CHALLENGE: From the listing below, pick out each line with the word "this".
★ ★ ★ ★ ★ ★ ★
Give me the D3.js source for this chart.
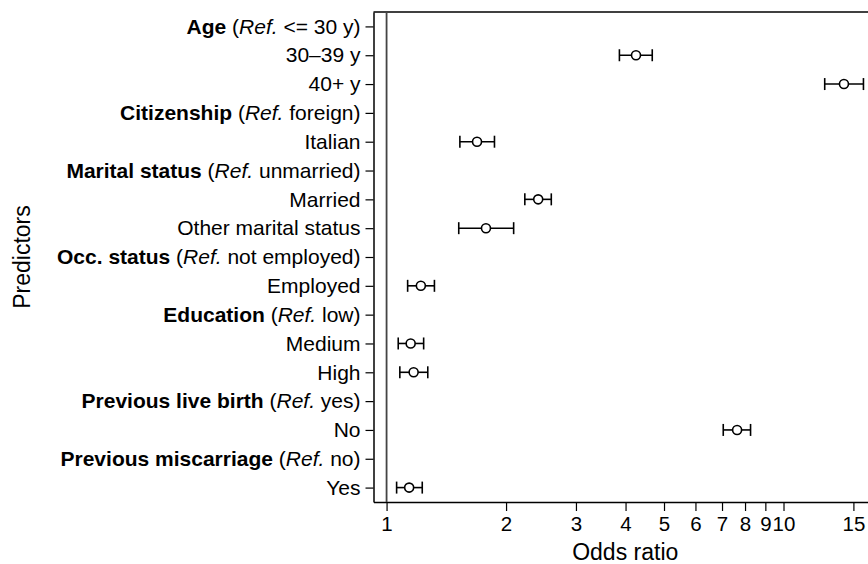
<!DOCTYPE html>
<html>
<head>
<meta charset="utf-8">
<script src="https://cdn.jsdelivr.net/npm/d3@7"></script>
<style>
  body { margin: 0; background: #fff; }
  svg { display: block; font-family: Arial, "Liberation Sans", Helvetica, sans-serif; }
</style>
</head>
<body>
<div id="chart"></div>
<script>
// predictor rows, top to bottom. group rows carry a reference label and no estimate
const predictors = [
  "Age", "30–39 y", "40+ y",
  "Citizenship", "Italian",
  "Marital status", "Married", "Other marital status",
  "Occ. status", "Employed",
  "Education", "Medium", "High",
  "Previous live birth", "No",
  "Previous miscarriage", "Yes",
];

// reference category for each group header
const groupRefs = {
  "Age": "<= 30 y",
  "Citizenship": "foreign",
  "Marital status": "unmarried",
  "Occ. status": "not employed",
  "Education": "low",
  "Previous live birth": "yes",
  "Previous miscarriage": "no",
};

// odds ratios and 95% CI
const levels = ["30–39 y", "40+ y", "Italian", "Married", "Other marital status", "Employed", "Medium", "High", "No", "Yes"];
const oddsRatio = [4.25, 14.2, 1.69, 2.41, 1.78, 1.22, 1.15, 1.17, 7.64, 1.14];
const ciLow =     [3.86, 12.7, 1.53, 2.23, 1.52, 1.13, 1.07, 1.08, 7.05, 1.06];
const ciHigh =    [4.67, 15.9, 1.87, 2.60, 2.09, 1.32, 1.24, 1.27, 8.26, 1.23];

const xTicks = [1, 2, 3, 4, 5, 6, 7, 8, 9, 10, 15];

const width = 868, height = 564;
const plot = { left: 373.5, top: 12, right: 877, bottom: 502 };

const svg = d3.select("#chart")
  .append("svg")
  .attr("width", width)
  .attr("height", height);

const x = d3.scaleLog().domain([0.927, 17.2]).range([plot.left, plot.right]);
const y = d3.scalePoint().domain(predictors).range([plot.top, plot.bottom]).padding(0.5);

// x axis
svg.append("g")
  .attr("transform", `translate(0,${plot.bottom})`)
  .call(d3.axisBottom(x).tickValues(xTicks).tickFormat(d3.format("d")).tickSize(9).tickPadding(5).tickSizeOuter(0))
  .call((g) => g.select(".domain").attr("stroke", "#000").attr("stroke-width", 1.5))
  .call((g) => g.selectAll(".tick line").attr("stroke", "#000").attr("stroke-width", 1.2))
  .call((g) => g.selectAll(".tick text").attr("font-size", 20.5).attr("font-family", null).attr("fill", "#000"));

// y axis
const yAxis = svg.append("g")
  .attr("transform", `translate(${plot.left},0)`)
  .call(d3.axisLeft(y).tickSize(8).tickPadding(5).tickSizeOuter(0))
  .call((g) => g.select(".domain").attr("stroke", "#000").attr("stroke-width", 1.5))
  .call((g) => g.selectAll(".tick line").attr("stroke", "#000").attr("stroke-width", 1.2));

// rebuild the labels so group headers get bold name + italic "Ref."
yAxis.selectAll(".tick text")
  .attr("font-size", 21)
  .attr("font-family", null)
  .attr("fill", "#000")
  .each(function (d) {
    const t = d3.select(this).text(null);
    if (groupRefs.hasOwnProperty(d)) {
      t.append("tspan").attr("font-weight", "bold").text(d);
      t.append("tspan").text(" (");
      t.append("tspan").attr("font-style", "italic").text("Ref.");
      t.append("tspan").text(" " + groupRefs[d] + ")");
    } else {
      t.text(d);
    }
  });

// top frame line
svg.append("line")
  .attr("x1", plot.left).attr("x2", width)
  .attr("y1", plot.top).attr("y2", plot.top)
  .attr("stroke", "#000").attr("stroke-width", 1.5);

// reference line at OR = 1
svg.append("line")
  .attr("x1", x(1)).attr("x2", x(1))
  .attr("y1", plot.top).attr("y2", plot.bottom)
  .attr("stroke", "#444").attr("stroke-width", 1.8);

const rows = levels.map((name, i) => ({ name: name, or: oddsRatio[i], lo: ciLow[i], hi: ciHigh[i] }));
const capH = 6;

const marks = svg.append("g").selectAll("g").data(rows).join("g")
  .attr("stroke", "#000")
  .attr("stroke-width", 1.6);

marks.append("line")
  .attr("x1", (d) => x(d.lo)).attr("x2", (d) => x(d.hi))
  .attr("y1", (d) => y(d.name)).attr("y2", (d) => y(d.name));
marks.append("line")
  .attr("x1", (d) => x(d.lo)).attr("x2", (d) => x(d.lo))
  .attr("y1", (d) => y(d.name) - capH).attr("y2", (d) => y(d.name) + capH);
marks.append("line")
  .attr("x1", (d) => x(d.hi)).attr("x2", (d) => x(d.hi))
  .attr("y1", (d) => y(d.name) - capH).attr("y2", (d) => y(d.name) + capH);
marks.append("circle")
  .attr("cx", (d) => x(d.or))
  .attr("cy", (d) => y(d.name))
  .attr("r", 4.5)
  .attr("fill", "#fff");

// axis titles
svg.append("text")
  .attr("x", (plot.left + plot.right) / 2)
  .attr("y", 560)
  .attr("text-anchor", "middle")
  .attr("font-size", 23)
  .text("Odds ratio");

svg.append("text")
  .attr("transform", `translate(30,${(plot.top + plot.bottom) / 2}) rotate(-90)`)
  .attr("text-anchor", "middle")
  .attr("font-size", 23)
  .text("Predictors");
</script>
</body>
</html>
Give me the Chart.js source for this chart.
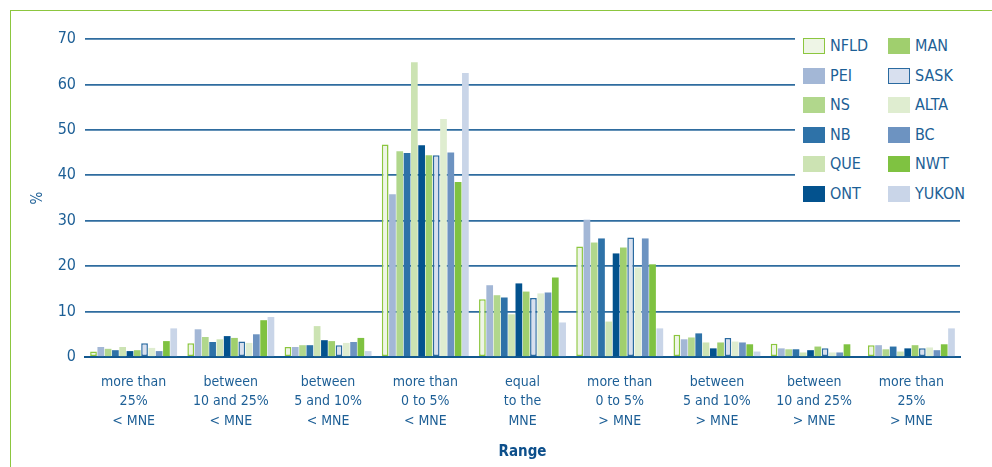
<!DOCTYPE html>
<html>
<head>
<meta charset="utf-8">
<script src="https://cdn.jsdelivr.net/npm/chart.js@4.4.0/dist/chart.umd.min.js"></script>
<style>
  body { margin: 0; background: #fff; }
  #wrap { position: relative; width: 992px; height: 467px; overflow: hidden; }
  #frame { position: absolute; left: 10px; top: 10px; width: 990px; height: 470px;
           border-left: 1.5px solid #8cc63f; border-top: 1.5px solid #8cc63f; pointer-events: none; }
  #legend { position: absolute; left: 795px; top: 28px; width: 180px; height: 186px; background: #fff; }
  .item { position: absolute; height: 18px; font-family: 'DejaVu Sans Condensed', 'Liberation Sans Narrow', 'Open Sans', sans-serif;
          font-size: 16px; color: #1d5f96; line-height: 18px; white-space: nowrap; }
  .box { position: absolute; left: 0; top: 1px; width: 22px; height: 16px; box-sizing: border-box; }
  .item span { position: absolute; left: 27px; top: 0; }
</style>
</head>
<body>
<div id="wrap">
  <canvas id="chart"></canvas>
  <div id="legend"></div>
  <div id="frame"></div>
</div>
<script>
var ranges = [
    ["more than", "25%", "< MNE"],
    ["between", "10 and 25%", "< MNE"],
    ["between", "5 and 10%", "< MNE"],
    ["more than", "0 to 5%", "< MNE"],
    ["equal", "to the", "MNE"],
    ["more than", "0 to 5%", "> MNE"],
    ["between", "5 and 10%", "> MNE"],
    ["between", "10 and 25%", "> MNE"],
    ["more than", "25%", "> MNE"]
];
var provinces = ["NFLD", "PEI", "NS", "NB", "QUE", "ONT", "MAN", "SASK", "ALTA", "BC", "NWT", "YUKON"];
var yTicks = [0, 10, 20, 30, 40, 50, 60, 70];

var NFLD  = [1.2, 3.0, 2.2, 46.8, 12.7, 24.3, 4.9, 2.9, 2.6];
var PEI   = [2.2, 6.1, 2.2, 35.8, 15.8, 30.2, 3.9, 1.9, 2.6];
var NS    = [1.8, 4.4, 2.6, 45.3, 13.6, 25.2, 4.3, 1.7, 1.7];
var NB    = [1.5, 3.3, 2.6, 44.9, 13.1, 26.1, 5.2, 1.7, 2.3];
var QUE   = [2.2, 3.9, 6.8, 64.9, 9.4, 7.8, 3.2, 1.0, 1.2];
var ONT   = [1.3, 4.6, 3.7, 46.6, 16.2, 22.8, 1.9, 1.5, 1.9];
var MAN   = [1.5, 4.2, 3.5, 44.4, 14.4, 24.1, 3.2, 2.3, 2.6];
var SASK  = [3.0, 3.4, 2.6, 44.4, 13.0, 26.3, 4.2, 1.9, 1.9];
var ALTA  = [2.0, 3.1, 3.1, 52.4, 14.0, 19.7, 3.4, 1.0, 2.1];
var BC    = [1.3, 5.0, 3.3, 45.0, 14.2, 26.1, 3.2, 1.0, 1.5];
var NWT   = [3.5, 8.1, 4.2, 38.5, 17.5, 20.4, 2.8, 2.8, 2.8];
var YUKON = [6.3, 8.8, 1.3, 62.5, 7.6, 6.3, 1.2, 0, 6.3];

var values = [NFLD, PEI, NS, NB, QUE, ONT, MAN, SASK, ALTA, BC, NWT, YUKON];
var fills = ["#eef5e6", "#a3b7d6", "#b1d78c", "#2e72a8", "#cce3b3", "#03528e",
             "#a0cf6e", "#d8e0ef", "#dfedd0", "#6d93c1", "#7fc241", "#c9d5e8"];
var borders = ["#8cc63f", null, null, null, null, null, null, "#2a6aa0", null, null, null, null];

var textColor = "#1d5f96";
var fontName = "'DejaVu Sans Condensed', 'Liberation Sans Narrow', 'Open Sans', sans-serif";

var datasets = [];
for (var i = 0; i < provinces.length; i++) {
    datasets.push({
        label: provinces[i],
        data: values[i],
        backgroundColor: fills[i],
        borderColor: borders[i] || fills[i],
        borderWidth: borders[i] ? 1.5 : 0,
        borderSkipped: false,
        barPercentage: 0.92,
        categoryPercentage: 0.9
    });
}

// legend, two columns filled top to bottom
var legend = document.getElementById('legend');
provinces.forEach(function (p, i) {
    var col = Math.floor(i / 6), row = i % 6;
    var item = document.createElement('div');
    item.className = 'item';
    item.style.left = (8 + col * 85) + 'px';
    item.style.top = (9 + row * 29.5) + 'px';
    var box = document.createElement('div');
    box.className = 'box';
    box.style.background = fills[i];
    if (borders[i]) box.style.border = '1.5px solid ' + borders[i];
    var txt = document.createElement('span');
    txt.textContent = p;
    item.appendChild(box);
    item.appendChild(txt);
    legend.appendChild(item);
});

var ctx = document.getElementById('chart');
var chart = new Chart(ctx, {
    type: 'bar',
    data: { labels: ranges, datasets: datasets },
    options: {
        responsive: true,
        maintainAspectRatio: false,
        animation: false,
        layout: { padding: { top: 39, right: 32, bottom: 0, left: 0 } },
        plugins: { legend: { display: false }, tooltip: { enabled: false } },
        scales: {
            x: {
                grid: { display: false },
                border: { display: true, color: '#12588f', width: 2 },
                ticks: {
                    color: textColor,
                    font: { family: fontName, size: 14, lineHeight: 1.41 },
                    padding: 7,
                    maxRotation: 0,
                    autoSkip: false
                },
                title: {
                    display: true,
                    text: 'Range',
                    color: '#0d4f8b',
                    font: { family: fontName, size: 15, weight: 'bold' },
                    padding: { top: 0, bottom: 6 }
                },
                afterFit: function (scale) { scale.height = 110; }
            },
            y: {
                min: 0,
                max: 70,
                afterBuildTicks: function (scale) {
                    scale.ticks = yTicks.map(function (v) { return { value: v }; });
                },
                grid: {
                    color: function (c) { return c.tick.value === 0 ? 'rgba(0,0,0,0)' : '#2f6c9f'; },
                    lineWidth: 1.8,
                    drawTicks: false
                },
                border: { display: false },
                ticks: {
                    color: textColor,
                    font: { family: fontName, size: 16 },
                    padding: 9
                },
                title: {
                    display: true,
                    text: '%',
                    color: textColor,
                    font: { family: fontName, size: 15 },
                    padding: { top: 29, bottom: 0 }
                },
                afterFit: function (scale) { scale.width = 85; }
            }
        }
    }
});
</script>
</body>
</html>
★ ★ ★ ★ ★ ★ ★
ANSWER TO THE PROBLEM:
Give me the D3.js source for this chart.
    const t = d3.select(this).text(null);
Give me the Chart.js source for this chart.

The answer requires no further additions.